Op het 24 Oktoberplein, het Westplein en de afrit A12 bij de Europalaan worden de grootste problemen voorzien. Deze kruispunten worden zwaarder belast met de komst van de Weense tram. Op dit moment onderzoekt het BRU in samenwerking met de gemeente welke gevolgen de inzet van de extra trams heeft voor de doorstroming van de tram, de auto en de overige verkeersdeelnemers. Hierbij wordt ook nagegaan of dit tot extra aanvullende maatregelen moet leiden in de verkeersregelingen. Naar verwachting zal de tram op enkele kruispunten een lagere prioriteit krijgen, zodat de doorstroming van het overige verkeer op een acceptabel niveau blijft. Het effect is dat de tram op die kruisingen niet altijd direct ongehinderd door kan rijden maar soms tot stilstand moet komen en moet wachten op een gunstig moment in de verkeersregeling.

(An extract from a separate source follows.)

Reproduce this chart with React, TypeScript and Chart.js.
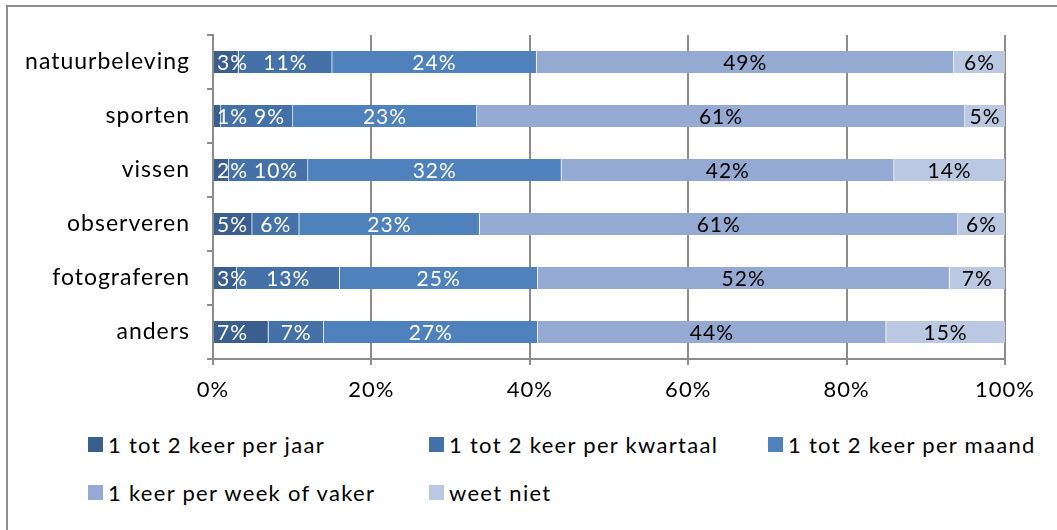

5. Waarom duurt het zo ontzettend lang voordat alle problemen in kaart gebracht zijn? Verwacht u nog meer problemen?


In april zijn de Weense trams in de praktijk getest door proefrijden op de bestaande infrastructuur. Op dit moment wordt gewerkt aan oplossingen voor de in de testfase geconstateerde problemen. Overigens is de vertraging van de invoering van de Weense tram ook te wijten aan de overdracht van de infrastructuur van ProRail naar BRU.

6. Wat heeft alles tot nu toe al gekost? Wat zijn tot nu toe de meerkosten door de problemen?


De geschetste problematiek leidt tot vertraging van de inzet van de extra trams. Verder is slechts beperkt sprake van meerkosten. Deze worden veroorzaakt doordat het invoeringstraject meer inspanning van BRU en de gemeente vraagt. Daarnaast dient BRU mogelijk een schadevergoeding te betalen aan de vervoerder, omdat de extra trams later in de tijd in de dienstregeling zullen worden opgenomen.